Glass Onion: A Knives Out Mystery is featured in the October issue of Empire Magazine! They also shared a new still of Daniel reprising his role as Benoit Blanc. The much-anticipated sequel is gearing up for its premiere at next month’s Toronto International Film Festival. In the meantime, check out the new images in our gallery! I will be updating it with scans of the feature as soon as I get my hands on them.
Even after hanging up 007’s Walther PPK, Daniel Craig is still on a mission. Fresh from his Bond finale in No Time To Die, he’s got a brand new murder-mystery to solve as Benoit Blanc in Glass Onion: A Knives Out Mystery – Rian Johnson’s hugely-anticipated not-exactly-a-sequel to Knives Out. With the first film, the director and his leading man caught everyone off-guard – with Blanc’s wild Southern accent, with the film’s unexpected and unconventional twists on the whodunnit formula, and with the wit and agility of its sharp social commentary. If it was hard enough to pull off the first time, it also set the bar almightily high for Benoit Blanc’s second case.

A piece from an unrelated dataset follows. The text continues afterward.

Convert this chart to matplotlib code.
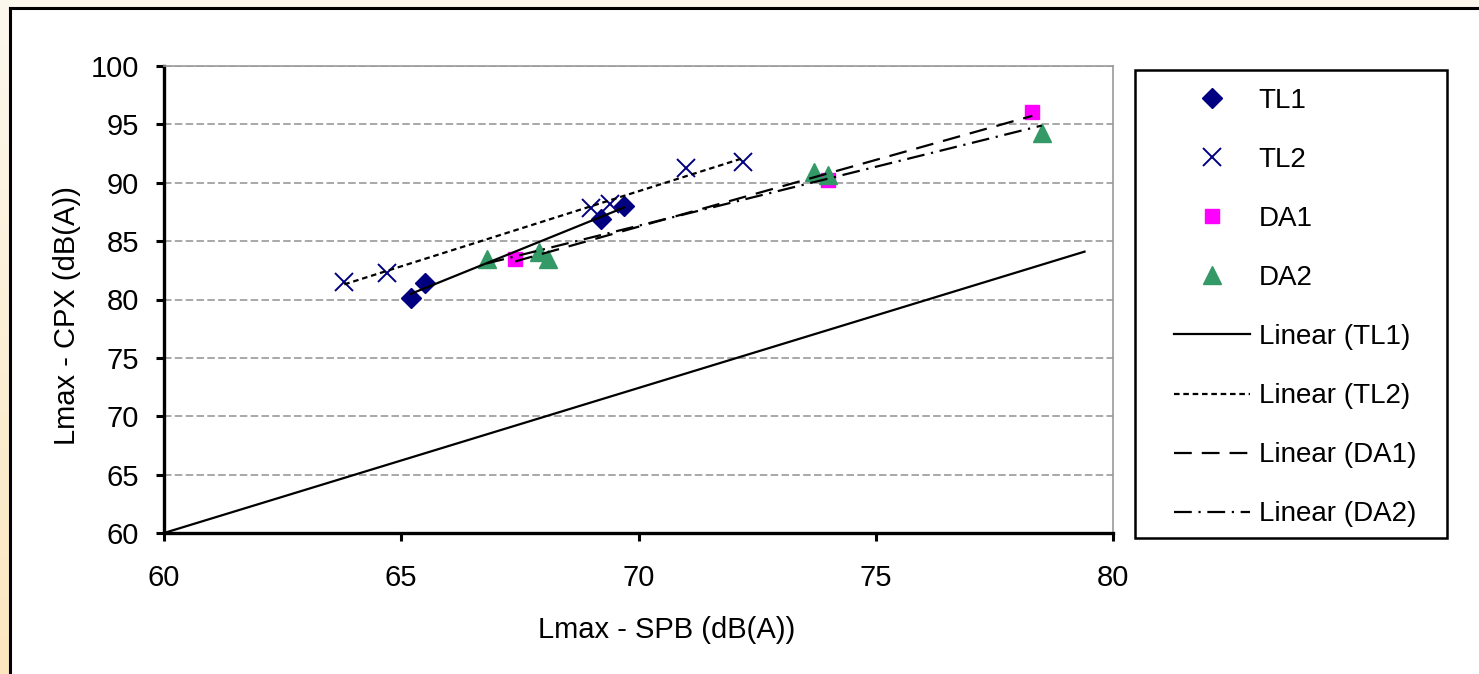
import numpy as np
import matplotlib
matplotlib.use("Agg")
import matplotlib.pyplot as plt
from matplotlib.lines import Line2D
from matplotlib.patches import Rectangle

plt.rcParams['font.family'] = ['Liberation Sans', 'DejaVu Sans']

# ---- data ----
tl1_x = [65.2, 65.5, 69.2, 69.7]
tl1_y = [80.1, 81.4, 86.9, 88.0]
tl2_x = [63.8, 64.7, 69.0, 69.4, 71.0, 72.2]
tl2_y = [81.5, 82.3, 87.8, 88.2, 91.3, 91.8]
da1_x = [67.4, 74.0, 78.3]
da1_y = [83.5, 90.2, 96.1]
da2_x = [66.8, 67.9, 68.1, 73.7, 74.0, 78.5]
da2_y = [83.5, 84.1, 83.5, 90.9, 90.7, 94.3]
ref_x = [60.0, 79.4]
ref_y = [60.0, 84.1]

x_ticks = [60, 65, 70, 75, 80]
y_ticks = [60, 65, 70, 75, 80, 85, 90, 95, 100]

W, H = 1479, 674
fig = plt.figure(figsize=(W / 100, H / 100), dpi=100)
fig.patch.set_facecolor('white')

# background strips (top & left) with gradient
fig.add_artist(Rectangle((0, 1 - 8 / H), 1, 8 / H, transform=fig.transFigure,
                         facecolor='#fdf8ee', edgecolor='none', zorder=-2))
bg_left = fig.add_axes([0, 0, 10 / W, 1])
bg_left.set_axis_off()
grad = np.linspace(0, 1, 256).reshape(-1, 1)
bg_left.imshow(grad, cmap=matplotlib.colors.LinearSegmentedColormap.from_list('g', ['#fdf8ee', '#fbe6bf']),
               aspect='auto', extent=[0, 1, 0, 1], origin='upper')
# outer frame lines
fig.add_artist(Line2D([10 / W, 1], [1 - 8 / H, 1 - 8 / H], transform=fig.transFigure, color='black', lw=2.2))
fig.add_artist(Line2D([10 / W, 10 / W], [0, 1 - 8 / H], transform=fig.transFigure, color='black', lw=2.2))

ax = fig.add_axes([164 / W, 1 - 533 / H, (1113 - 164) / W, (533 - 66) / H])
ax.set_xlim(60, 80)
ax.set_ylim(60, 100)
ax.set_xticks(x_ticks)
ax.set_yticks(y_ticks)
ax.set_xticklabels([str(v) for v in x_ticks])
ax.set_yticklabels([str(v) for v in y_ticks])
ax.tick_params(axis='both', labelsize=21, width=2.2, length=6, direction='out')
ax.tick_params(axis='y', pad=12)
ax.tick_params(axis='x', pad=16)
for s in ['left', 'bottom']:
    ax.spines[s].set_linewidth(2.4)
    ax.spines[s].set_color('black')
for s in ['top', 'right']:
    ax.spines[s].set_linewidth(1.2)
    ax.spines[s].set_color('#999999')
ax.yaxis.grid(True, color='#999999', lw=1.2, linestyle=(0, (4.5, 2)))
ax.set_axisbelow(True)

navy = '#000080'
green = '#339966'
magenta = '#ff00ff'

h1, = ax.plot(tl1_x, tl1_y, linestyle='none', marker='D', ms=10, color=navy, label='TL1', zorder=4)
h2, = ax.plot(tl2_x, tl2_y, linestyle='none', marker='x', ms=13, mew=1.4, color=navy, label='TL2', zorder=4)
h3, = ax.plot(da1_x, da1_y, linestyle='none', marker='s', ms=10.5, color=magenta, label='DA1', zorder=4)
h4, = ax.plot(da2_x, da2_y, linestyle='none', marker='^', ms=13, color=green, label='DA2', zorder=4)

def trend(xs, ys):
    c = np.polyfit(xs, ys, 1)
    xx = np.array([min(xs), max(xs)])
    return xx, np.polyval(c, xx)

lw = 1.6
styles = [
    (tl1_x, tl1_y, '-', 'Linear (TL1)'),
    (tl2_x, tl2_y, (0, (2.5, 1.7)), 'Linear (TL2)'),
    (da1_x, da1_y, (0, (8.0, 4.5)), 'Linear (DA1)'),
    (da2_x, da2_y, (0, (8.0, 3, 1, 3)), 'Linear (DA2)'),
]
lh = []
for xs, ys, ls, lab in styles:
    tx, ty = trend(xs, ys)
    l, = ax.plot(tx, ty, color='black', lw=lw, linestyle=ls, label=lab, zorder=5)
    lh.append(l)

ax.plot(ref_x, ref_y, color='black', lw=lw, zorder=3)

fig.add_artist(Rectangle((1135 / W, 1 - 538 / H), (1447 - 1135) / W, (538 - 70) / H,
                         transform=fig.transFigure, facecolor='white', edgecolor='black',
                         lw=1.8, zorder=-1))
leg = ax.legend(handles=[h1, h2, h3, h4] + lh, loc='upper left',
                bbox_to_anchor=(1174 / W, 1 - 88 / H), bbox_transform=fig.transFigure,
                borderaxespad=0, fontsize=20, frameon=False, numpoints=1,
                handlelength=2.73, handletextpad=0.32, labelspacing=1.19, borderpad=0)

fig.text(667 / W, 1 - 630 / H, 'Lmax - SPB (dB(A))', ha='center', va='center', fontsize=21)
fig.text(67 / W, 1 - 316 / H, 'Lmax - CPX (dB(A))', ha='center', va='center', fontsize=21, rotation=90)

fig.savefig('out.png', dpi=100)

Take it from the man himself. “How the fuck do we take something that caught people’s imagination and made them talk about murder mysteries, and do it again without it becoming a pastiche of itself?” asks Daniel Craig in Empire’s world-exclusive Glass Onion: A Knives Out Mystery cover story. Thankfully, in his other recently-departed job, Craig had had plenty experience of meeting, defying, and retooling the audience’s expectations – MI6 had trained him well enough to do it again. “I’ve spent the past 15 years of my life trying to do that in a franchise, so I’m not afraid of it,” he says. “If you’ve got the right people in the room and the right talent, then you can do it. Rian’s a genius writer and doesn’t want to repeat [himself]. Neither do we want to let people down; we want audiences to enjoy the world that we created in the first one and believe in this one.”
For Johnson, who returns as writer-director, Glass Onion represented a chance to place Benoit Blanc at the centre of the movie – the doughnut hole, if you will – after having him on the periphery of the Marta-centric plot in Knives Out. And audiences will get a little more insight into the man himself this time – if not through rote exposition. “There’s definitely more Blanc, but it’s not very interesting to me, the notion of building out Benoit’s life,” Johnson explains. “Like with Poirot and Miss Marple, what’s fun is how the elements of Benoit’s character reveal themselves through his act of solving each one of these mysteries.”
For Craig, the real challenge was slipping back into Blanc’s Kentucky-fried tones – a surprise and a delight in the first film, but one that could easily tip over into caricature if not carefully calibrated. “I went away to work with an accent coach for three or four months before we started shooting [Glass Onion],” Craig reveals. “I’d forgotten the accent and I didn’t want to do a pastiche. I wanted to make it as grounded and as anchored in reality as possible.” Benoit Blanc is back and ready to breathe new life into the murder-mystery genre once more – Glass Onion looks set to be another smash.